Otra vez ese acento extraño, Isaak no logra identificarlo.

—Si logramos convencerlo, también convenceremos a los demás africanos, y de todos modos los europeos lo veneran.

—¡Los europeos! —resopla el del pañuelo con desdén.

—Bien, Ted —dice la mujer—, no debemos menospreciar la opinión pública, como Bob no deja de recordarnos. Por eso no quiere apoyar nuestra empresa de manera oficial, sino...

—Don't forget Africa!
—la interrumpe Ted—. Sí, sí, lo sé: la lucha contra el sida, la tuberculosis, la malaria.

La arrogancia de esas personas asombra a Isaak. Para ellos sólo son palabras; para él, muchísimos muertos. El Mercedes que va delante aminora bruscamente y el taxista tiene que pisar el freno.

—Sorry
—murmura, pero ninguno de los pasajeros se percata de su brusca maniobra.

El del pelo engominado vuelve a girarse hacia atrás y dice:

—Bob opina que con ese dinero podría permitirse un viaje en globo alrededor del mundo, pero por desgracia sufre de vértigo.

La mujer sonríe y contesta:

—Cuando hables con el secretario general deberías destacar que renunciamos a los derechos de la patente.
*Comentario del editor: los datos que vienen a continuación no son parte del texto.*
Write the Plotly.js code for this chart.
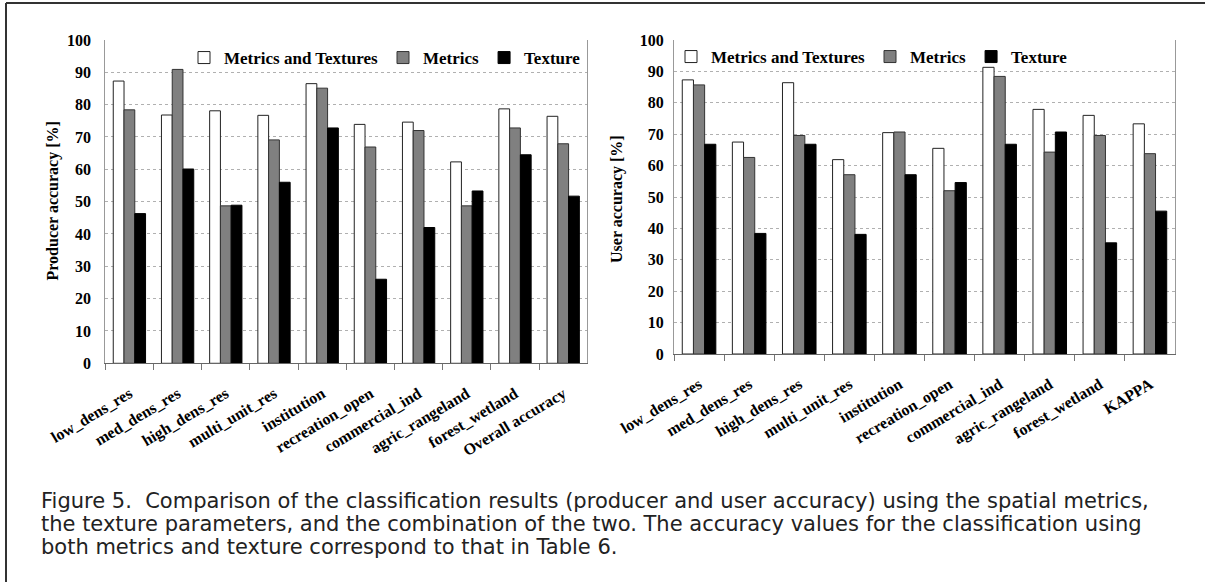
<!DOCTYPE html>
<html>
<head>
<meta charset="utf-8">
<script src="https://cdn.plot.ly/plotly-3.0.1.min.js"></script>
<style>
  html, body { margin: 0; padding: 0; background: #fff; }
  #chart { width: 1205px; height: 582px; }
</style>
</head>
<body>
<div id="chart"></div>
<script>
// ---- data ----
var producerCategories = ["low_dens_res", "med_dens_res", "high_dens_res", "multi_unit_res", "institution",
  "recreation_open", "commercial_ind", "agric_rangeland", "forest_wetland", "Overall accuracy"];
var userCategories = ["low_dens_res", "med_dens_res", "high_dens_res", "multi_unit_res", "institution",
  "recreation_open", "commercial_ind", "agric_rangeland", "forest_wetland", "KAPPA"];
var seriesNames = ["Metrics and Textures", "Metrics", "Texture"];

var producerMetricsTextures = [87.3, 76.8, 78.1, 76.7, 86.5, 73.9, 74.6, 62.3, 78.7, 76.4];
var producerMetrics         = [78.4, 90.9, 48.7, 69.1, 85.1, 66.9, 72.0, 48.7, 72.8, 67.9];
var producerTexture         = [46.3, 60.1, 48.9, 56.0, 72.8, 26.0, 42.0, 53.3, 64.5, 51.7];

var userMetricsTextures = [87.3, 67.5, 86.4, 61.9, 70.5, 65.5, 91.3, 77.9, 76.0, 73.3];
var userMetrics         = [85.7, 62.6, 69.6, 57.1, 70.7, 52.0, 88.4, 64.3, 69.6, 63.8];
var userTexture         = [66.8, 38.4, 66.8, 38.1, 57.1, 54.6, 66.8, 70.7, 35.4, 45.5];

var yTickVals = [0, 10, 20, 30, 40, 50, 60, 70, 80, 90, 100];

var captionLines = [
  "Figure 5.  Comparison of the classification results (producer and user accuracy) using the spatial metrics,",
  "the texture parameters, and the combination of the two. The accuracy values for the classification using",
  "both metrics and texture correspond to that in Table 6."
];

// ---- styles ----
var W = 1205, H = 582;
var serif = "Liberation Serif, Times New Roman, serif";
var fills = ["#ffffff", "#808080", "#000000"];
var edges = ["#222222", "#333333", "#000000"];

function px(x) { return x / W; }
function py(y) { return 1 - y / H; }

var traces = [];
var pData = [producerMetricsTextures, producerMetrics, producerTexture];
var uData = [userMetricsTextures, userMetrics, userTexture];
for (var i = 0; i < 3; i++) {
  traces.push({
    type: "bar", x: producerCategories, y: pData[i], name: seriesNames[i],
    xaxis: "x", yaxis: "y", legend: "legend",
    marker: { color: fills[i], line: { color: edges[i], width: 1 } },
    hoverinfo: "x+y+name"
  });
}
for (var j = 0; j < 3; j++) {
  traces.push({
    type: "bar", x: userCategories, y: uData[j], name: seriesNames[j],
    xaxis: "x2", yaxis: "y2", legend: "legend2",
    marker: { color: fills[j], line: { color: edges[j], width: 1 } },
    hoverinfo: "x+y+name"
  });
}

var tickFont = { family: serif, size: 16, color: "#000", weight: "bold" };

function xAxis(domain, anchor) {
  return {
    domain: domain, anchor: anchor, type: "category",
    showline: true, linecolor: "#666", linewidth: 1,
    ticks: "outside", tickson: "boundaries", ticklen: 6, tickcolor: "#777",
    tickangle: -31, tickfont: tickFont, ticklabelstandoff: 14,
    showgrid: false, zeroline: false, fixedrange: true
  };
}
function yAxis(domain, anchor, standoff) {
  return {
    domain: domain, anchor: anchor, range: [0, 100], tickvals: yTickVals,
    showline: true, linecolor: "#999", linewidth: 1, mirror: true,
    ticks: "", tickfont: tickFont, ticklabelstandoff: standoff,
    showgrid: true, gridcolor: "#b0b0b0", griddash: "dot", gridwidth: 1,
    zeroline: false, fixedrange: true
  };
}

var legendFont = { family: serif, size: 17, color: "#000", weight: "bold" };

var annotations = [
  { text: "Producer accuracy [%]", xref: "paper", yref: "paper", x: px(52), y: py(201.5),
    xanchor: "center", yanchor: "middle",
    textangle: -90, showarrow: false, font: { family: serif, size: 16, color: "#000", weight: "bold" } },
  { text: "User accuracy [%]", xref: "paper", yref: "paper", x: px(617), y: py(199),
    xanchor: "center", yanchor: "middle",
    textangle: -90, showarrow: false, font: { family: serif, size: 16, color: "#000", weight: "bold" } }
];
var capY = [501, 524, 547];
for (var k = 0; k < captionLines.length; k++) {
  annotations.push({
    text: captionLines[k], xref: "paper", yref: "paper", x: px(39), y: py(capY[k]),
    xanchor: "left", yanchor: "middle", showarrow: false,
    font: { family: "DejaVu Sans, Verdana, sans-serif", size: 21, color: "#222" }
  });
}

var layout = {
  width: W, height: H,
  margin: { l: 0, r: 0, t: 0, b: 0 },
  paper_bgcolor: "#ffffff", plot_bgcolor: "#ffffff",
  barmode: "group", bargap: 0.33, bargroupgap: 0,
  showlegend: true,
  xaxis: xAxis([px(105.3), px(587.3)], "y"),
  yaxis: yAxis([py(363.3), py(40)], "x", 10),
  xaxis2: xAxis([px(674), px(1175)], "y2"),
  yaxis2: yAxis([py(354), py(40)], "x2", 6),
  legend: { orientation: "h", x: px(184), y: py(58), xanchor: "left", yanchor: "middle",
    bgcolor: "rgba(0,0,0,0)", font: legendFont, traceorder: "normal" },
  legend2: { orientation: "h", x: px(671), y: py(57), xanchor: "left", yanchor: "middle",
    bgcolor: "rgba(0,0,0,0)", font: legendFont, traceorder: "normal" },
  annotations: annotations,
  shapes: [
    { type: "line", xref: "paper", yref: "paper", x0: px(6), x1: 1, y0: py(3), y1: py(3),
      line: { color: "#333", width: 2 } },
    { type: "line", xref: "paper", yref: "paper", x0: px(6), x1: px(6), y0: py(3), y1: 0,
      line: { color: "#333", width: 2 } }
  ]
};

Plotly.newPlot("chart", traces, layout, { displayModeBar: false, staticPlot: true });
</script>
</body>
</html>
Por ahora no merecen la pena.

En el otro carril acelera una furgoneta e Isaak no oye la respuesta de la mujer, pero vuelve a echarle otro vistazo por el retrovisor antes de que se vuelva hacia la ventanilla.

—¿Por qué no nos ha acompañado James? —pregunta Ted.

—Se ha quedado en su rancho, prefiere encender la barbacoa —contesta ella.

—¡Sin dejar de ver con veneración a su tocayo James Stewart en las viejas películas que proyecta en sus habitaciones!

Todos ríen. Parece que no se toman muy en serio a ese James, piensa Isaak.

—¿Irás de safari mañana, Ted? —pregunta la mujer.

Ted, el del pañuelo, niega con la cabeza.

—¿Safari? ¿Fotografiar animales? —Suelta una carcajada desdeñosa—. Hace diez años cazaba leones. ¿Has cazado leones?

El engominado asiente con la cabeza.

—¡Por supuesto! Cuando tú aún ensuciabas los pañales. He cazado de todo: elefantes, antílopes, ñus, leones. —Suspira—. Eran otros tiempos.

—Que volverán —dice ella en voz baja, y mira por la ventanilla.

Empire Road: casi se pasa del cruce. Isaak se enfada un poco, le disgusta la manera en que hablan de las personas y de todo el continente.

—Deberíamos encargarnos de rematar el proyecto DRMA antes de las próximas elecciones —dice Ted, y vuelve a secarse la frente.

—No te preocupes, tenemos un buen hombre en África, ¿verdad? —replica ella y sonríe al de la gomina.

—El mejor —confirma éste.

—Tú también recibes bastante dinero —gruñe Ted.

El engominado sonríe a medias.

—Pues inténtalo tú, si quieres.

—Estamos convencidos de que tú eres el mejor para esta tarea —insiste ella.